Rows
━━━━━━━━━━━━━━━━━━━━━━━━━━━━━━
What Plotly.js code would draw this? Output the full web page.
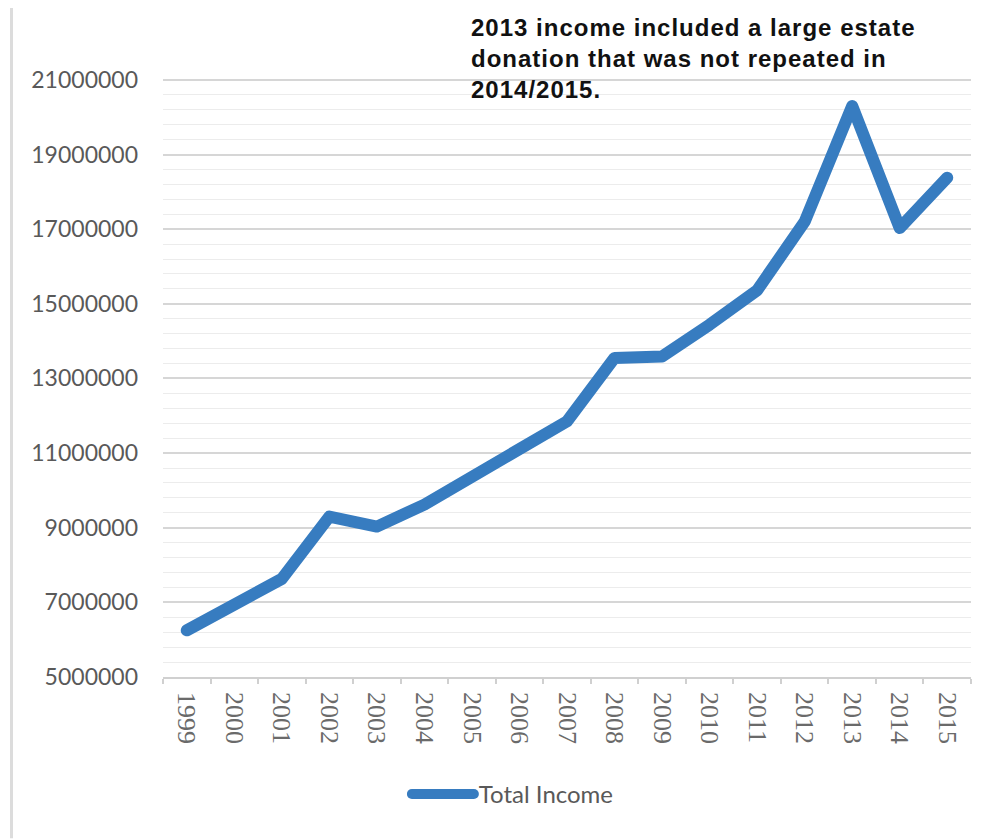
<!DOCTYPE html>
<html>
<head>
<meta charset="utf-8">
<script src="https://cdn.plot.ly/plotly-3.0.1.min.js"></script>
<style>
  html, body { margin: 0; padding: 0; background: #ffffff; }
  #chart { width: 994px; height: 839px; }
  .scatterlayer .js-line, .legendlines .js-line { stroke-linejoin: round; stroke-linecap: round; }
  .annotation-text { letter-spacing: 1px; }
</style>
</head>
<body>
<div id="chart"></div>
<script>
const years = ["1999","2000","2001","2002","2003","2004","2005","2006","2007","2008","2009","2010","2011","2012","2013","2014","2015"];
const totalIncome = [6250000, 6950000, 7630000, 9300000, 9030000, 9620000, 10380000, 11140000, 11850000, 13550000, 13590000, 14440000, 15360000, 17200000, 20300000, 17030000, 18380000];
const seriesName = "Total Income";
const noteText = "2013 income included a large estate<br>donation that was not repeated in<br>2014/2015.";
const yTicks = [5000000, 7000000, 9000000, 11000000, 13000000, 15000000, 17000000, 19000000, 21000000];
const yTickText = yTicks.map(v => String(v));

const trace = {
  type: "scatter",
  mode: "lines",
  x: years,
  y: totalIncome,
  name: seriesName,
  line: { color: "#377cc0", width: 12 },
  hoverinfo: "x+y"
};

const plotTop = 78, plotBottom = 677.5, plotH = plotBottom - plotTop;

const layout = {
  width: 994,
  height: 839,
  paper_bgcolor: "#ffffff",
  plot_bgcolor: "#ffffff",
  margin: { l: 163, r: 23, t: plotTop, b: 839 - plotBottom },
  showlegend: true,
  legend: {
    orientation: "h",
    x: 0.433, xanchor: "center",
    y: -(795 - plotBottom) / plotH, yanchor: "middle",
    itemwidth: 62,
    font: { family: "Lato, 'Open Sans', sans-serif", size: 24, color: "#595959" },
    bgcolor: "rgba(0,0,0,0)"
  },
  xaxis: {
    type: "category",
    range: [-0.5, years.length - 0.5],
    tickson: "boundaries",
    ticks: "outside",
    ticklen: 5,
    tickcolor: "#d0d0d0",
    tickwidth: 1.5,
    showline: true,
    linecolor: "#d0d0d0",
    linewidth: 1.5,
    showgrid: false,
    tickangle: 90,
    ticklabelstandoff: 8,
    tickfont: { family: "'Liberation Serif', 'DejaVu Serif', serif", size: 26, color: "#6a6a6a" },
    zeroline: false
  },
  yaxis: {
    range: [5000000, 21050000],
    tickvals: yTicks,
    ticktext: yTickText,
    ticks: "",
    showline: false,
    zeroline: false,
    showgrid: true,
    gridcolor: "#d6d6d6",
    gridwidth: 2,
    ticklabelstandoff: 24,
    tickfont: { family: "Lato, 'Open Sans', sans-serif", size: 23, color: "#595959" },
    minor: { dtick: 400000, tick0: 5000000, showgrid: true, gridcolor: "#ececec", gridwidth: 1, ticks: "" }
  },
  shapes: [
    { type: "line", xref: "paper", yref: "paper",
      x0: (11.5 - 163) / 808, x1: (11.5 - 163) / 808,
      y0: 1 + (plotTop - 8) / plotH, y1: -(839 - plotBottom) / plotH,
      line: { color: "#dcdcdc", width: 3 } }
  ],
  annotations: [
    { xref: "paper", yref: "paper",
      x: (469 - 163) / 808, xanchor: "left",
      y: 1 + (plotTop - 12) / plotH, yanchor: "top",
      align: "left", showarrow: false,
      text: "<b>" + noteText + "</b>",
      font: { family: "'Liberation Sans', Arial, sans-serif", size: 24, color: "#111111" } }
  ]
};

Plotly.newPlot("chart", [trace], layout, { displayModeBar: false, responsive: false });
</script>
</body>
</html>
━━━━━━━━━━━━━━━━━━━━━━━━━━━━━━
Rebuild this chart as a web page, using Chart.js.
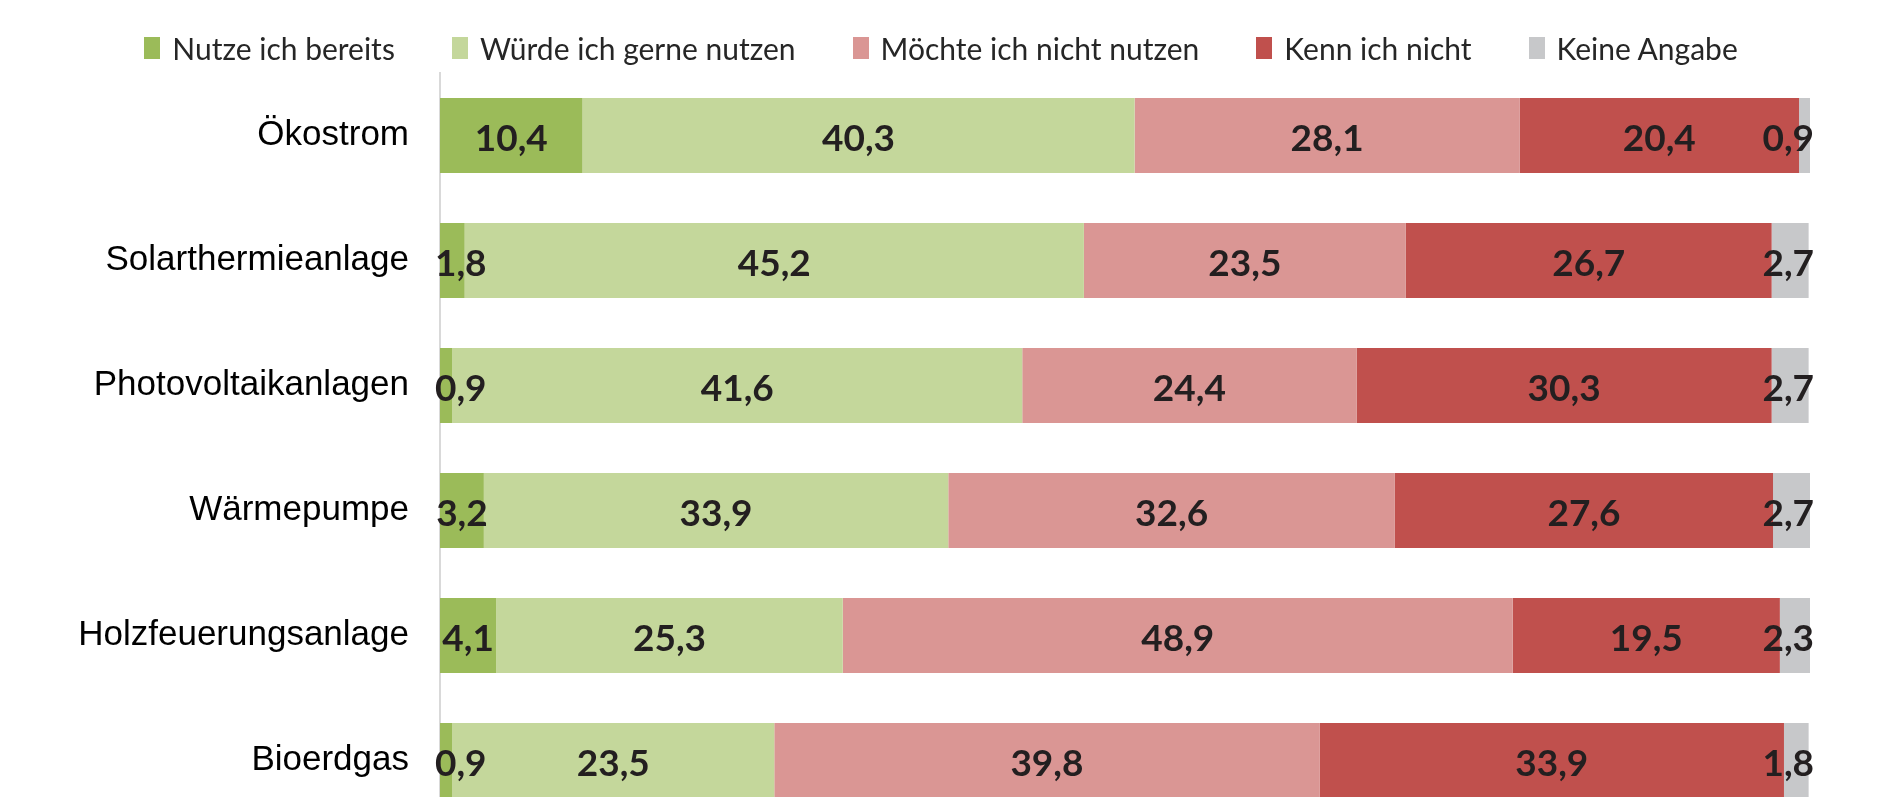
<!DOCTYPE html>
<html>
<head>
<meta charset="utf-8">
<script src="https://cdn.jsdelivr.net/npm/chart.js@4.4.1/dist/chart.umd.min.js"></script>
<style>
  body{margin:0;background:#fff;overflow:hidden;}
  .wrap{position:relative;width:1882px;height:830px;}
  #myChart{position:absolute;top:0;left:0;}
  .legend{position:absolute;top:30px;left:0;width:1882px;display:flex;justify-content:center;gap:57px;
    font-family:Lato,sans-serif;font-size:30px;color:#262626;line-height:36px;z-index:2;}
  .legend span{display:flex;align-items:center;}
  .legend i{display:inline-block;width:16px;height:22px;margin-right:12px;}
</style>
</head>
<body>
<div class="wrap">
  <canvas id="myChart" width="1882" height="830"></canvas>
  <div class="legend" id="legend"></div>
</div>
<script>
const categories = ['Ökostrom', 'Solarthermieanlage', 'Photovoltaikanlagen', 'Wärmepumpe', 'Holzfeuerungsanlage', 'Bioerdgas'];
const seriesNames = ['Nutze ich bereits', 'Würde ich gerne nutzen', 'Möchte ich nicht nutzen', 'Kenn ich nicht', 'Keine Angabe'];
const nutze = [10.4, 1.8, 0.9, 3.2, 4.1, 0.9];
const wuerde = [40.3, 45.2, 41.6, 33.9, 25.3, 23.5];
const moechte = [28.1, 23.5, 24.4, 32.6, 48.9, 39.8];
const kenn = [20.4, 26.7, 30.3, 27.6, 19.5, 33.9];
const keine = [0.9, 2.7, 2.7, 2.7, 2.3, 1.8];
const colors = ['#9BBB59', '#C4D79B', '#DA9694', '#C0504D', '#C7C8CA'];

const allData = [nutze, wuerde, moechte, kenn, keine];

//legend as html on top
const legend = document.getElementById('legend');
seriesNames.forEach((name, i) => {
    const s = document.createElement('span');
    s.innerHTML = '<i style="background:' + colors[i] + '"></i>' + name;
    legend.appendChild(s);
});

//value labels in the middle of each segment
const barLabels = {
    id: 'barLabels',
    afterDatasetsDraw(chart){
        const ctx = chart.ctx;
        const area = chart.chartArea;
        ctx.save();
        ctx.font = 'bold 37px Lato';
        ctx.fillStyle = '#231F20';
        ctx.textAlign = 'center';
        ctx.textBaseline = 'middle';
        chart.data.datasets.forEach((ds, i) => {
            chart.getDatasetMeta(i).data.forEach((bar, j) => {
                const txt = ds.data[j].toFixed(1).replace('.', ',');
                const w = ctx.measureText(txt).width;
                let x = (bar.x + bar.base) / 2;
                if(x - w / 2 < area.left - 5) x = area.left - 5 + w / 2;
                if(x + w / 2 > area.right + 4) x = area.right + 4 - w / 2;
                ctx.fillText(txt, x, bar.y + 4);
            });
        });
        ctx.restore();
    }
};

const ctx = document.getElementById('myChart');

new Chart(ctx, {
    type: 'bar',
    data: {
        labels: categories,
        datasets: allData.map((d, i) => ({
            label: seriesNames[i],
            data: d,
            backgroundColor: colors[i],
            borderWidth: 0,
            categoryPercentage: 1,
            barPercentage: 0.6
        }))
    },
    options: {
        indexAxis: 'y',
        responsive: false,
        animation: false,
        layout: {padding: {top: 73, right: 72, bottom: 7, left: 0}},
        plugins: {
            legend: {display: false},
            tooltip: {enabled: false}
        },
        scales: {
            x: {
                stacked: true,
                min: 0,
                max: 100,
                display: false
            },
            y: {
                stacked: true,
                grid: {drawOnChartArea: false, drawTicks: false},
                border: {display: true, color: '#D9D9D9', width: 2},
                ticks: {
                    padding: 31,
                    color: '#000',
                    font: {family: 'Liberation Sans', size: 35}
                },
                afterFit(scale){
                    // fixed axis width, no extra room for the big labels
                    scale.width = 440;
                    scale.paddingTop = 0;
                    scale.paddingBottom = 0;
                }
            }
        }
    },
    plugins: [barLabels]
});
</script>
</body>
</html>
━━━━━━━━━━━━━━━━━━━━━━━━━━━━━━
Return each line that includes "page".

Correct result
What Plotly.js code would draw this? Output the full web page.
Rebuild this chart as a web page, using Chart.js.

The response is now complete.